## SUPPLIED INFORMATION
⟨

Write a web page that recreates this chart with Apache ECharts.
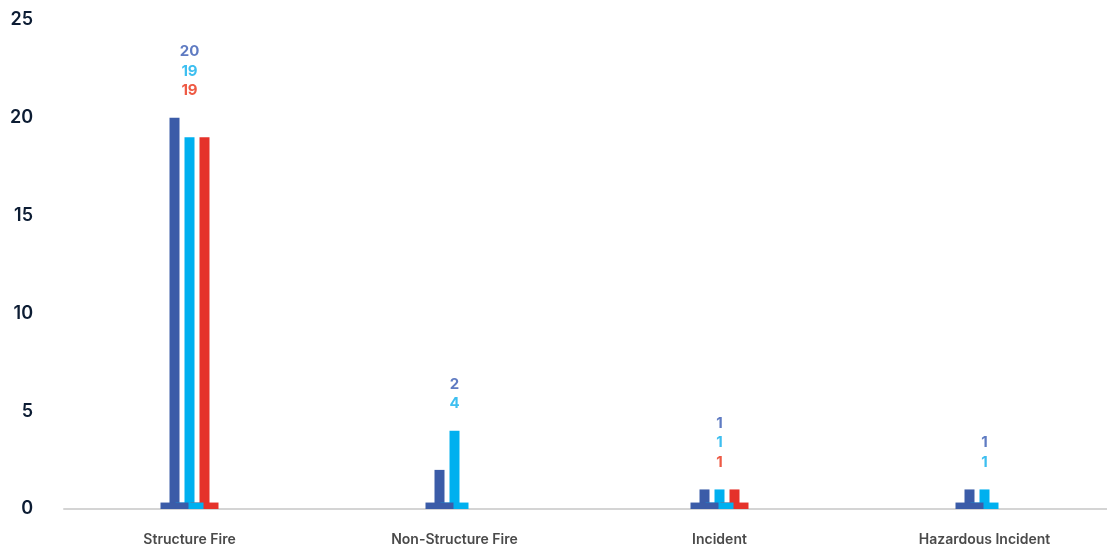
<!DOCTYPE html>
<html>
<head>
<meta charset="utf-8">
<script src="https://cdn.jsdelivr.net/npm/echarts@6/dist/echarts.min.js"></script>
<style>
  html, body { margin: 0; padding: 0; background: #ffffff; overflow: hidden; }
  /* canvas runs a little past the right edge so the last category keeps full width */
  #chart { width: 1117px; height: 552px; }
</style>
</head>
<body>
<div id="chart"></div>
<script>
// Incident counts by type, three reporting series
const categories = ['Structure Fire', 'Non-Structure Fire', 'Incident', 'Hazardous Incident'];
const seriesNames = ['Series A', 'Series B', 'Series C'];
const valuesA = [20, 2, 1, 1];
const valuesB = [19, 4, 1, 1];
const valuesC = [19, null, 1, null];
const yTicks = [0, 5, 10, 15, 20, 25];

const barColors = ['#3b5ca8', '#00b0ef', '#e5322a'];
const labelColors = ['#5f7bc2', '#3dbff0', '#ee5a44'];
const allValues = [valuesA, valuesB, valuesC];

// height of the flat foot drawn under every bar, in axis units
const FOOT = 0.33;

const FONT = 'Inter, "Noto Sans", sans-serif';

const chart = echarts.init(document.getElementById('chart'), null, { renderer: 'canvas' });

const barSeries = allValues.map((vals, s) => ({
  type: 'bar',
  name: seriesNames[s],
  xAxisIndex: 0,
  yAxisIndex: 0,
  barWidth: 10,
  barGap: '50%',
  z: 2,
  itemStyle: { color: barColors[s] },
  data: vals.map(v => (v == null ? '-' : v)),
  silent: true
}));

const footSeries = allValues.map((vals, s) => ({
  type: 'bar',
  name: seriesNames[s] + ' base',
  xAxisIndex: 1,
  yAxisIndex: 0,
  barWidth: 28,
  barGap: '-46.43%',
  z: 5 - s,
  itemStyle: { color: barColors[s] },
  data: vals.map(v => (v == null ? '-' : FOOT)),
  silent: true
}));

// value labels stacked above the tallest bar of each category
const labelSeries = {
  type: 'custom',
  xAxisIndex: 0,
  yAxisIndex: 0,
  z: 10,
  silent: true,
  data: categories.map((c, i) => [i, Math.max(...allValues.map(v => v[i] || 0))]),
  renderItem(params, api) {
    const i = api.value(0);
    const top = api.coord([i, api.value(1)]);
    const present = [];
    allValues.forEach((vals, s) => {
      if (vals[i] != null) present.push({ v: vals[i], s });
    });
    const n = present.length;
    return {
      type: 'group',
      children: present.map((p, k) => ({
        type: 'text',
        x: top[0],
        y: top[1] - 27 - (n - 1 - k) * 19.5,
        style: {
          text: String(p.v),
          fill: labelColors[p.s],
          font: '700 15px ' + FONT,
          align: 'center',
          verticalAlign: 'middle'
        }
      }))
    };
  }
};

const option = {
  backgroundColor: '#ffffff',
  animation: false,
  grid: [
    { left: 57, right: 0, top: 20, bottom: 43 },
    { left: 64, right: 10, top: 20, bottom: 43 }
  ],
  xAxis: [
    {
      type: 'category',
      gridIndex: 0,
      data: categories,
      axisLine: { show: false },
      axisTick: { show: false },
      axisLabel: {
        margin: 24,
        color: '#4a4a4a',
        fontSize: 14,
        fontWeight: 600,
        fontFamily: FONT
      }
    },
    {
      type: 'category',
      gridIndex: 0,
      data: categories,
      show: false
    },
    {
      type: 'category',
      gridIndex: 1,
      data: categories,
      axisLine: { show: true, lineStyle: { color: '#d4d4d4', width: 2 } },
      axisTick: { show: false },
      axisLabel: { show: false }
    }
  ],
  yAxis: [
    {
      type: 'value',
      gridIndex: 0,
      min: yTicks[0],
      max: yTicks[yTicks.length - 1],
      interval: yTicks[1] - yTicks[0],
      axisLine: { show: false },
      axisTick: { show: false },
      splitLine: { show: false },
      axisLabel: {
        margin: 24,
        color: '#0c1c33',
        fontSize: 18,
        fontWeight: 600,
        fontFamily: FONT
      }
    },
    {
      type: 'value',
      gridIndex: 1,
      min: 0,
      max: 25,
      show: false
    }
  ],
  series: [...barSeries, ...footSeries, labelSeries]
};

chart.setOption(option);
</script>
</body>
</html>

⟩

## EXERCISE INSTRUCTIONS
Repeat all of the data above word for word, minus the pictures.

## RESULT OF THE EXERCISE
Write a web page that recreates this chart with Apache ECharts.
<!DOCTYPE html>
<html>
<head>
<meta charset="utf-8">
<script src="https://cdn.jsdelivr.net/npm/echarts@6/dist/echarts.min.js"></script>
<style>
  html, body { margin: 0; padding: 0; background: #ffffff; overflow: hidden; }
  /* canvas runs a little past the right edge so the last category keeps full width */
  #chart { width: 1117px; height: 552px; }
</style>
</head>
<body>
<div id="chart"></div>
<script>
// Incident counts by type, three reporting series
const categories = ['Structure Fire', 'Non-Structure Fire', 'Incident', 'Hazardous Incident'];
const seriesNames = ['Series A', 'Series B', 'Series C'];
const valuesA = [20, 2, 1, 1];
const valuesB = [19, 4, 1, 1];
const valuesC = [19, null, 1, null];
const yTicks = [0, 5, 10, 15, 20, 25];

const barColors = ['#3b5ca8', '#00b0ef', '#e5322a'];
const labelColors = ['#5f7bc2', '#3dbff0', '#ee5a44'];
const allValues = [valuesA, valuesB, valuesC];

// height of the flat foot drawn under every bar, in axis units
const FOOT = 0.33;

const FONT = 'Inter, "Noto Sans", sans-serif';

const chart = echarts.init(document.getElementById('chart'), null, { renderer: 'canvas' });

const barSeries = allValues.map((vals, s) => ({
  type: 'bar',
  name: seriesNames[s],
  xAxisIndex: 0,
  yAxisIndex: 0,
  barWidth: 10,
  barGap: '50%',
  z: 2,
  itemStyle: { color: barColors[s] },
  data: vals.map(v => (v == null ? '-' : v)),
  silent: true
}));

const footSeries = allValues.map((vals, s) => ({
  type: 'bar',
  name: seriesNames[s] + ' base',
  xAxisIndex: 1,
  yAxisIndex: 0,
  barWidth: 28,
  barGap: '-46.43%',
  z: 5 - s,
  itemStyle: { color: barColors[s] },
  data: vals.map(v => (v == null ? '-' : FOOT)),
  silent: true
}));

// value labels stacked above the tallest bar of each category
const labelSeries = {
  type: 'custom',
  xAxisIndex: 0,
  yAxisIndex: 0,
  z: 10,
  silent: true,
  data: categories.map((c, i) => [i, Math.max(...allValues.map(v => v[i] || 0))]),
  renderItem(params, api) {
    const i = api.value(0);
    const top = api.coord([i, api.value(1)]);
    const present = [];
    allValues.forEach((vals, s) => {
      if (vals[i] != null) present.push({ v: vals[i], s });
    });
    const n = present.length;
    return {
      type: 'group',
      children: present.map((p, k) => ({
        type: 'text',
        x: top[0],
        y: top[1] - 27 - (n - 1 - k) * 19.5,
        style: {
          text: String(p.v),
          fill: labelColors[p.s],
          font: '700 15px ' + FONT,
          align: 'center',
          verticalAlign: 'middle'
        }
      }))
    };
  }
};

const option = {
  backgroundColor: '#ffffff',
  animation: false,
  grid: [
    { left: 57, right: 0, top: 20, bottom: 43 },
    { left: 64, right: 10, top: 20, bottom: 43 }
  ],
  xAxis: [
    {
      type: 'category',
      gridIndex: 0,
      data: categories,
      axisLine: { show: false },
      axisTick: { show: false },
      axisLabel: {
        margin: 24,
        color: '#4a4a4a',
        fontSize: 14,
        fontWeight: 600,
        fontFamily: FONT
      }
    },
    {
      type: 'category',
      gridIndex: 0,
      data: categories,
      show: false
    },
    {
      type: 'category',
      gridIndex: 1,
      data: categories,
      axisLine: { show: true, lineStyle: { color: '#d4d4d4', width: 2 } },
      axisTick: { show: false },
      axisLabel: { show: false }
    }
  ],
  yAxis: [
    {
      type: 'value',
      gridIndex: 0,
      min: yTicks[0],
      max: yTicks[yTicks.length - 1],
      interval: yTicks[1] - yTicks[0],
      axisLine: { show: false },
      axisTick: { show: false },
      splitLine: { show: false },
      axisLabel: {
        margin: 24,
        color: '#0c1c33',
        fontSize: 18,
        fontWeight: 600,
        fontFamily: FONT
      }
    },
    {
      type: 'value',
      gridIndex: 1,
      min: 0,
      max: 25,
      show: false
    }
  ],
  series: [...barSeries, ...footSeries, labelSeries]
};

chart.setOption(option);
</script>
</body>
</html>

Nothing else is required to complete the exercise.